On the surface, it might appear that so-called "Buy American" rules, like the ones President Joe Biden has promised to tighten as part of a push to promote domestic manufacturing, are pretty straightforward.
A product either comes with a "Made in the USA" sticker or it doesn't, right?
Unfortunately, it's not that simple. To qualify under federal "Made in America" rules, a product must have at least 60 percent of its component parts manufactured in the United States. The Biden administration raised the threshold from 55 percent last year, and further increases—up to 75 percent by 2029—have been outlined by the White House.
But what counts as a finished product or a component part is open to interpretation—and the process is time-consuming, bureaucratic, and full of opportunities for domestic companies to leverage the power of the federal government against potential competitors.
Take for example what happened when the Metropolitan Transportation Authority (MTA), which operates the subway systems and other forms of mass transit in New York City, tried to buy a fire-suppression system from Finland in 2011. At the time, the MTA was in the process of building a new subway line under Second Avenue in Manhattan. Because the project was partially funded with federal dollars, the federal "Buy American" mandate applied.
By that point, the MTA had already gone through several rounds of bureaucratic approvals over the construction of the station. In 2010, for example, the agency had asked the Federal Transit Administration (FTA) to clarify whether an escalator in one of the stations on the new line was a "manufactured end product" or a component of the larger station project. The FTA responded by saying that the "escalator was a component of the larger transit facility and that the transit facility was the manufactured end product." As long as the whole facility was comprised of 55 percent American-made components, it would be compliant with the law.

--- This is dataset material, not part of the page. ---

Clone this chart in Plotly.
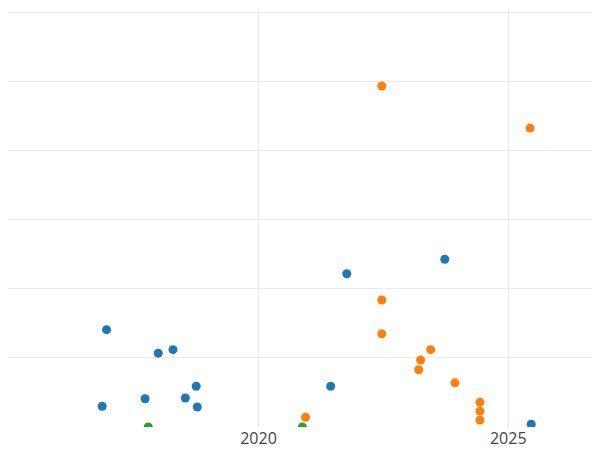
import plotly.graph_objects as go

blue_x = ["2016-12-15","2017-12-28","2018-04-15","2018-10-02","2018-07-15","2017-09-23","2016-11-13","2018-10-10","2021-06-12","2021-10-08","2023-09-25","2025-06-18"]
blue_y = [1.41,1.07,1.12,0.59,0.42,0.41,0.30,0.29,0.59,2.22,2.43,0.04]
orange_x = ["2022-06-21","2025-06-10","2022-06-21","2022-06-21","2023-04-01","2023-06-14","2023-03-18","2023-12-08","2024-06-08","2024-06-08","2024-06-08","2020-12-10"]
orange_y = [4.94,4.33,1.84,1.35,0.97,1.12,0.83,0.64,0.36,0.23,0.10,0.14]
green_x = ["2017-10-16","2020-11-17"]
green_y = [0,0]

fig = go.Figure()
for xs, ys, c in [(blue_x, blue_y, "#1f77b4"), (orange_x, orange_y, "#ff7f0e"), (green_x, green_y, "#2ca02c")]:
    fig.add_trace(go.Scatter(x=xs, y=ys, mode="markers", marker=dict(color=c, size=9), cliponaxis=True))

fig.update_layout(width=600, height=450, template="plotly_white", showlegend=False,
                  margin=dict(l=0, r=0, t=0, b=31), plot_bgcolor="white")
fig.update_xaxes(range=["2014-12-25", "2027-01-01"], dtick="M60", tick0="2015-01-01",
                 tickformat="%Y", showgrid=True, gridcolor="#ebebeb", zeroline=False,
                 tickfont=dict(size=16, color="#444"))
fig.update_yaxes(range=[0, 6.07], dtick=1, showticklabels=False, gridcolor="#ebebeb", zeroline=False)
fig.write_html("out.html")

Using that same logic, the MTA assumed that the fire suppression system—which, like an escalator, is both full of component parts and a component within the transit facility—could be treated as a part of the whole.
Not so fast. In 2013, Securiplex, a company that manufactures fire-suppression systems, asked the FTA to launch an investigation into whether the MTA had violated the "Buy American" rules by purchasing the Finland-made system from the Marioff Corporation, one of Securiplex's competitors.
It took more than a year for the FTA to make a decision, but it ultimately ruled that the Marioff system was not compliant. "MTA must acquire water mist fire suppression systems that consist of components manufactured in the United States," the agency told the MTA in a January 2015 letter.
Dana Nifosi, then-acting chief counsel for the FTA, claimed in the letter that the MTA's "good faith" analogy with the escalators was "taken out of context." An escalator or elevator is "interrelated to and incorporated into the physical structure of the facility, and therefore, functions more like a component of the facility," but a fire-suppression system is "a comprehensive system that functions more like a manufactured end product," Nifosi wrote.
Maybe you think the FTA's logic holds water, or maybe it seems like a bunch of nonsense. That doesn't really matter. Either way, the situation illustrates an unappreciated problem with the "Buy American" rules that both drive up costs and slow down the process of building infrastructure in the United States.
"Compliance with Buy America requirements is often not straightforward," explained the Congressional Research Service in a 2019 report that highlighted the MTA's struggles with the mandate a few years earlier. Disagreements over whether a particular item is "an end product, a component, or a subcomponent" often lead to delays in federal transportation projects, the report found.
That same problem is now affecting projects funded by the $1.2 trillion federal infrastructure bill that Biden signed last year. Earlier this month, the U.S. Department of Transportation blocked an attempt by some U.S. ports to use a portion of that funding to buy new dock cranes, trucks, and boat lifts from foreign manufacturers, The Washington Post reported last week. The American Association of Port Authorities argues that the only heavy equipment that will comply with another Biden administration mandate—one that requires all new equipment purchased with infrastructure bill funded to be electric, rather than gasoline-powered—is manufactured overseas.
So the question is essentially the same as the one that faced the FTA and MTA several years ago. Is the port the end product, with cranes, trucks, and lifts as component parts? Or do each of those things count as their own end products? If the Department of Transportation sticks to the latter interpretation, ports might be unable to use federal funding to upgrade their equipment—an outcome that would slow, rather than improve, supply chains.
It goes to show that higher costs are just one of the ways that "Buy American" mandates kneecap federal infrastructure spending. If you want something done quickly, don't empower the bureaucrats. Unfortunately, that's exactly what Biden is doing.